Krankenschwester: Emotionaler Brief an deutschen Minister Spahn

Krankenschwester: Emotionaler Brief an deutschen Minister Spahn
Der Brief der Deutschen ist ein dringender Appell an Gesundheitsminister Jens Spahn.

Erst seit wenigen Wochen ist Jens Spahn als Gesundheitsminister im Amt. Vergleichsweise viel Kritik hat der CDU-Politiker bislang einstecken müssen. Grund dafür sind seine umstrittenen Äußerungen zu unterschiedlichen Themen.

So kritisierte er unter anderem Gegner des Werbeverbots für Abtreibungen, eine Gesetzesänderung in diesem Bereich lehnte er ab. Kürzlich zeigte er sich in der Causa allerdings zumindest gesprächsbereit. In der Polit-Talkshow "Hart aber fair" verteidigte er Hartz IV. Mit Hartz IV habe "jeder das, was er zum Leben braucht", so der CDU-Mann. In seiner Amtsantrittsrede merkte er außerdem an, dass vielleicht nicht jeder "immer gleich" zum Arzt gehen müsse, um das Gesundheitssystem zu entlasten.

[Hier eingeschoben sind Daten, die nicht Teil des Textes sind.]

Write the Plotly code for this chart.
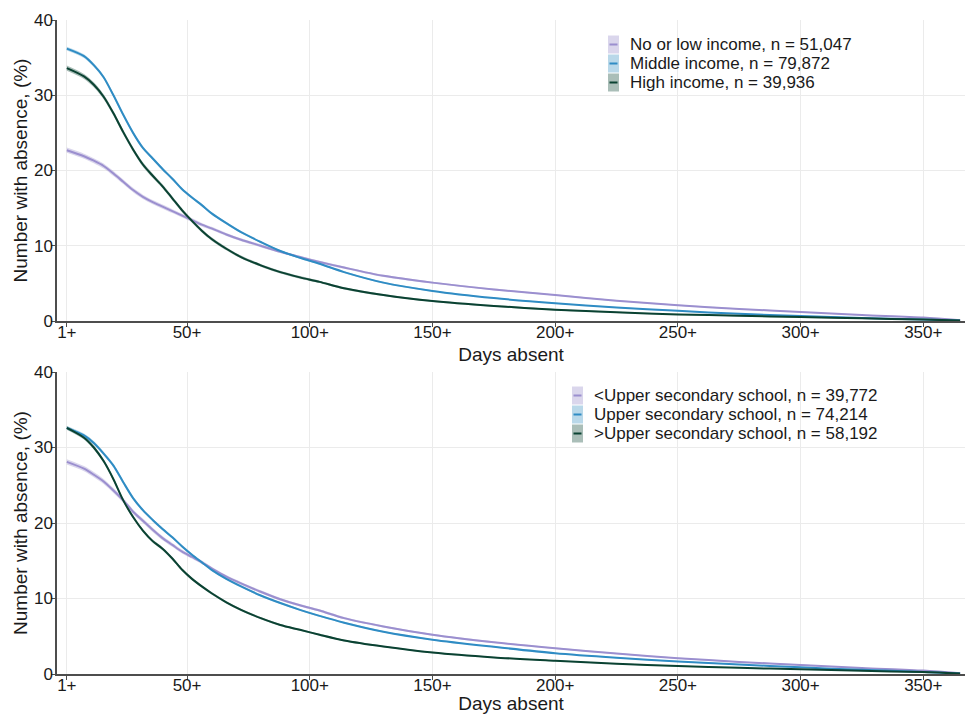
import plotly.graph_objects as go

# ---------------- data ----------------
days = [1, 8, 12, 16, 20, 24, 28, 32, 36, 40, 44, 48, 52, 56, 60, 66, 72, 80, 88,
        96, 104, 114, 130, 150, 175, 200, 225, 250, 275, 300, 325, 350, 365]
tick_vals = [1, 50, 100, 150, 200, 250, 300, 350]
tick_text = ["1+", "50+", "100+", "150+", "200+", "250+", "300+", "350+"]

# Panel 1: income
low_income = [22.7, 21.9, 21.3, 20.6, 19.6, 18.5, 17.4, 16.5, 15.8, 15.2, 14.6, 14.0, 13.4, 12.8, 12.3,
              11.5, 10.8, 10.0, 9.2, 8.5, 7.85, 7.1, 6.0, 5.1, 4.2, 3.45, 2.7, 2.1, 1.6, 1.2, 0.8, 0.45, 0.1]
middle_income = [36.2, 35.2, 34.0, 32.4, 30.0, 27.4, 25.0, 23.0, 21.6, 20.2, 18.9, 17.5, 16.4, 15.4, 14.3,
                 13.0, 11.8, 10.5, 9.3, 8.4, 7.6, 6.5, 5.1, 4.0, 3.05, 2.35, 1.8, 1.35, 0.95, 0.65, 0.4, 0.2, 0.05]
high_income = [33.6, 32.5, 31.4, 29.8, 27.6, 25.1, 22.8, 20.8, 19.3, 17.9, 16.3, 14.7, 13.3, 12.0, 10.9,
               9.6, 8.5, 7.4, 6.5, 5.8, 5.2, 4.35, 3.45, 2.65, 2.0, 1.5, 1.15, 0.88, 0.7, 0.52, 0.35, 0.2, 0.05]

# Panel 2: education
below_upper = [28.1, 27.2, 26.4, 25.5, 24.3, 23.0, 21.5, 20.3, 19.1, 18.0, 17.1, 16.2, 15.5, 14.8, 14.0,
               12.9, 12.0, 10.9, 9.9, 9.1, 8.4, 7.4, 6.3, 5.2, 4.2, 3.4, 2.7, 2.1, 1.6, 1.2, 0.8, 0.45, 0.1]
upper_sec = [32.6, 31.6, 30.6, 29.2, 27.6, 25.4, 23.3, 21.7, 20.4, 19.2, 18.1, 16.9, 15.8, 14.8, 13.8,
             12.6, 11.6, 10.4, 9.4, 8.5, 7.7, 6.8, 5.6, 4.55, 3.6, 2.75, 2.15, 1.65, 1.25, 0.88, 0.55, 0.28, 0.05]
above_upper = [32.6, 31.3, 30.0, 28.2, 25.8, 23.0, 20.8, 19.0, 17.6, 16.6, 15.3, 13.8, 12.6, 11.6, 10.7,
               9.5, 8.5, 7.4, 6.5, 5.85, 5.2, 4.45, 3.65, 2.85, 2.2, 1.75, 1.35, 1.05, 0.82, 0.62, 0.42, 0.25, 0.05]

# confidence-band half widths (percentage points)
ci_small_n = [0.35, 0.34, 0.34, 0.33, 0.32, 0.31, 0.3, 0.29, 0.28, 0.27, 0.26, 0.25, 0.24, 0.23, 0.22,
              0.21, 0.2, 0.19, 0.18, 0.17, 0.16, 0.15, 0.14, 0.12, 0.11, 0.1, 0.09, 0.08, 0.07, 0.06, 0.05, 0.04, 0.02]
ci_large_n = [0.25, 0.25, 0.25, 0.24, 0.24, 0.23, 0.22, 0.21, 0.2, 0.2, 0.19, 0.18, 0.17, 0.17, 0.16,
              0.15, 0.15, 0.14, 0.13, 0.12, 0.12, 0.11, 0.1, 0.09, 0.08, 0.07, 0.06, 0.06, 0.05, 0.04, 0.04, 0.03, 0.02]

labels_income = ["No or low income, n = 51,047", "Middle income, n = 79,872", "High income, n = 39,936"]
labels_edu = ["<Upper secondary school, n = 39,772", "Upper secondary school, n = 74,214",
              ">Upper secondary school, n = 58,192"]

line_colors = ["#9b8fcf", "#2f8cc4", "#0a4232"]
band_colors = ["rgba(158,146,206,0.38)", "rgba(54,144,192,0.35)", "rgba(11,68,51,0.35)"]

# ---------------- layout geometry ----------------
W, H = 965, 714
ML, MR, MT, MB = 57, 0, 20, 40
PW, PH = W - ML - MR, H - MT - MB


def px_x(px):
    return (px - ML) / PW


def px_y(py):
    return (H - MB - py) / PH


FONT = "Liberation Sans, Arial, sans-serif"
TXT = "#1a1a1a"
fig = go.Figure()


def add_series(y, hw, color, band, xa, ya):
    lo = [v - h for v, h in zip(y, hw)]
    hi = [v + h for v, h in zip(y, hw)]
    common = dict(x=days, xaxis=xa, yaxis=ya, showlegend=False, hoverinfo="skip")
    fig.add_trace(go.Scatter(y=lo, mode="lines",
                             line=dict(width=0, color=color, shape="spline", smoothing=0.8), **common))
    fig.add_trace(go.Scatter(y=hi, mode="lines",
                             line=dict(width=0, color=color, shape="spline", smoothing=0.8),
                             fill="tonexty", fillcolor=band, **common))


def add_line(y, color, xa, ya):
    fig.add_trace(go.Scatter(x=days, y=y, xaxis=xa, yaxis=ya, mode="lines", showlegend=False,
                             line=dict(width=2, color=color, shape="spline", smoothing=0.8)))


panels = [
    ("x", "y", [low_income, middle_income, high_income], [ci_small_n, ci_large_n, ci_small_n]),
    ("x2", "y2", [below_upper, upper_sec, above_upper], [ci_small_n, ci_large_n, ci_large_n]),
]
for xa, ya, series, cis in panels:
    for s, hw, lc, bc in zip(series, cis, line_colors, band_colors):
        add_series(s, hw, lc, bc, xa, ya)
    for s, lc in zip(series, line_colors):
        add_line(s, lc, xa, ya)

axis_common = dict(showline=True, linecolor="#4d4d4d", linewidth=1.5, showgrid=True,
                   gridcolor="#ebebeb", gridwidth=1, zeroline=False, ticks="outside",
                   ticklen=4, tickcolor="#4d4d4d", tickwidth=1,
                   tickfont=dict(family=FONT, size=17, color=TXT))
xcommon = dict(axis_common, range=[-3, 367], tickvals=tick_vals, ticktext=tick_text,
               ticklabelstandoff=-9,
               title=dict(text="Days absent", font=dict(family=FONT, size=19, color=TXT), standoff=7))
ycommon = dict(axis_common, range=[0, 40], tickvals=[0, 10, 20, 30, 40],
               ticklabelstandoff=-5,
               title=dict(text="Number with absence, (%)", font=dict(family=FONT, size=19, color=TXT),
                          standoff=1))

top_dom = [px_y(321), 1.0]
bot_dom = [0.0, px_y(372)]

fig.update_layout(
    width=W, height=H,
    margin=dict(l=ML, r=MR, t=MT, b=MB),
    paper_bgcolor="white", plot_bgcolor="white",
    showlegend=False,
    xaxis=dict(xcommon, domain=[0, 1], anchor="y"),
    yaxis=dict(ycommon, domain=top_dom, anchor="x"),
    xaxis2=dict(xcommon, domain=[0, 1], anchor="y2"),
    yaxis2=dict(ycommon, domain=bot_dom, anchor="x2"),
    font=dict(family=FONT, color=TXT),
)

# manual legends (ggplot style key: band box with line)
shapes, annos = [], []
legend_specs = [
    (labels_income, 608, 629, [44.5, 63.5, 82.5]),
    (labels_edu, 572, 593, [395.5, 414.5, 433.5]),
]
for labels, kx, tx, rows in legend_specs:
    for lab, cy, lc, bc in zip(labels, rows, line_colors, band_colors):
        shapes.append(dict(type="rect", xref="paper", yref="paper",
                           x0=px_x(kx), x1=px_x(kx + 11), y0=px_y(cy + 9), y1=px_y(cy - 9),
                           fillcolor=bc, line=dict(width=0), layer="above"))
        shapes.append(dict(type="line", xref="paper", yref="paper",
                           x0=px_x(kx + 1.5), x1=px_x(kx + 9.5), y0=px_y(cy), y1=px_y(cy),
                           line=dict(color=lc, width=2), layer="above"))
        annos.append(dict(text=lab, xref="paper", yref="paper", x=px_x(tx), y=px_y(cy),
                          xanchor="left", yanchor="middle", showarrow=False,
                          font=dict(family=FONT, size=17, color=TXT), borderpad=0))
fig.update_layout(shapes=shapes, annotations=annos)

fig.write_html("out.html")
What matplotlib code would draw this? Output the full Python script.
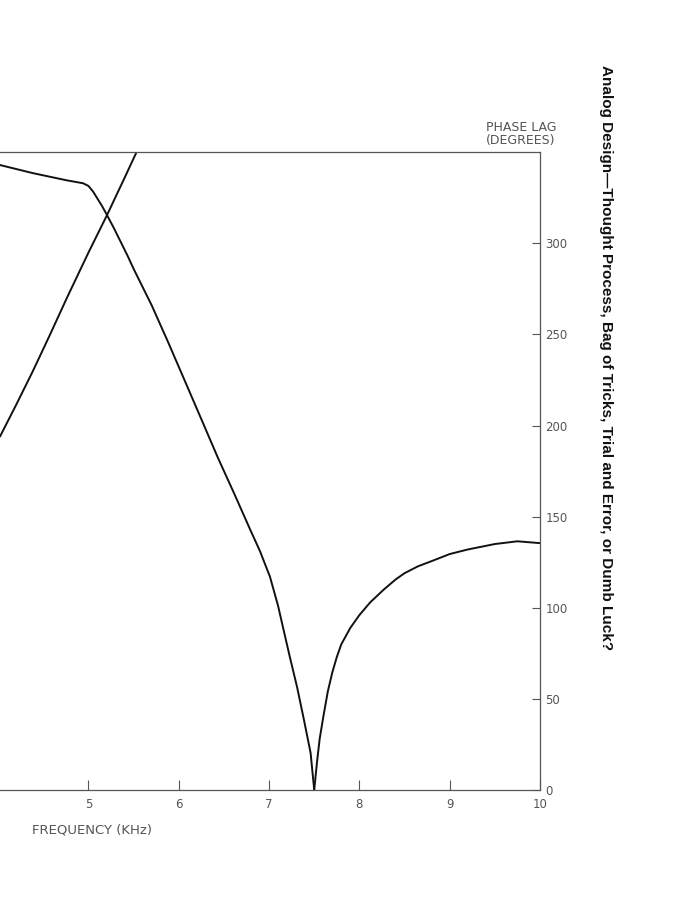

Letzteres nahm nun eine deutsche Krankenschwester zum Anlass, um sich in einem offenen Brief an Spahn zu wenden.

"Bevor mir der Kragen platzt"

"Bevor mir der Kragen platzt, bekommt erst mal Herr Spahn einen Brief", beginnt Jana Langers ihr emotionales Schreiben, das sie am vergangenen Sonntag auf Facebook teilte. Seither schlagen ihre Zeilen in den sozialen Medien ordentliche Wellen: Ihr Beitrag wurde bereits 55.000 Mal geteilt und über 54.000 Mal gelikt. Das Thema ihres Postings: die "Situation der Pflege".

Zunächst beglückwünscht Langers Spahn zu seinem Amt, übt aber im selben Atemzug scharfe Kritik an seiner Qualifikation: "Wenn ich eine neue Arbeitsstelle antrete, muss ich entsprechende Qualifikationen vorweisen (…). Meine Kollegen, und wir sind keine unwesentliche Masse, sind dementsprechend entsetzt, dass weiterhin das Amt des Gesundheitsministers mit einem Minister besetzt wurde, der ohne irgendeine Qualifikation und Ahnung, unsere Arbeit betreffend, berufen wurde!"

In ihrem Brief fordert die Krankenschwester Reformen vom Gesundheitsminister, die eine "menschenwürdige Pflege" ermöglichen – und prangert die Arbeitsbedingungen in ihrer Branche an. "Wären Sie freiwillig bereit, in der Nacht für die Hälfte des Geldes zu arbeiten? Wären sie bereit, 24 Stunden an 365 Tages des Jahres Ihre Arbeitskraft zur Verfügung zu stellen? Wären Sie bereit, freiwillig auf Ihr Familienleben zu verzichten zugunsten der Schwächsten im System?", fragt sie.

Keine Zeit für die Patienten

Konkret richtet sich Langers gegen das DRG-System (DRG steht für Diagnosis Related Groups). Seit 2004 werden die Behandlungen in deutschen Krankenhäusern anhand von Fallpauschalen, die sich nach der Diagnose richten, abgerechnet. Dabei gilt: Je mehr Fälle – also Patienten – ein Krankenhaus behandelt und je schneller die Patienten das Krankenhaus wieder verlassen, desto lukrativer für die Einrichtungen. Durch die gesteigerte Effizienz solle die Behandlungsqualität verbessert werden, heißt es vonseiten der Politik. Behandlungen würden sich "nicht mehr nach der jeweiligen Krankheit" richten, sondern "nach dem Geldbeutel der Einrichtung", befindet Langers"Zeit für die Patienten und deren Bedürfnisse, Zeit um Handeln zu können, um Trost zu spenden und um Veränderungen zu erkennen" bleibe da kaum, so die Krankenschwester.

Abschließend merkt Langers an, dass sie sich zusammen mit ihren Kollegen eine "Umkehr in diesem System" erwarte – und gibt Spahn den Rat: "Besinnen Sie sich auf diejenigen, die durch ihr Kreuzchen überhaupt Ihren Posten ermöglicht haben!"

Mit ihren Worten spricht Langer vielen Menschen aus der Seele. In den Kommentaren pflichten Tausende User der Deutschen bei. "Absolut zutreffend", heißt es da. Oder auch: "Wirklich wahr, je sozialer der Beruf, desto asozialer die Bezahlung und Anerkennung." "Unser Gesundheitssystem ist profitorientiert", befindet ein anderer User.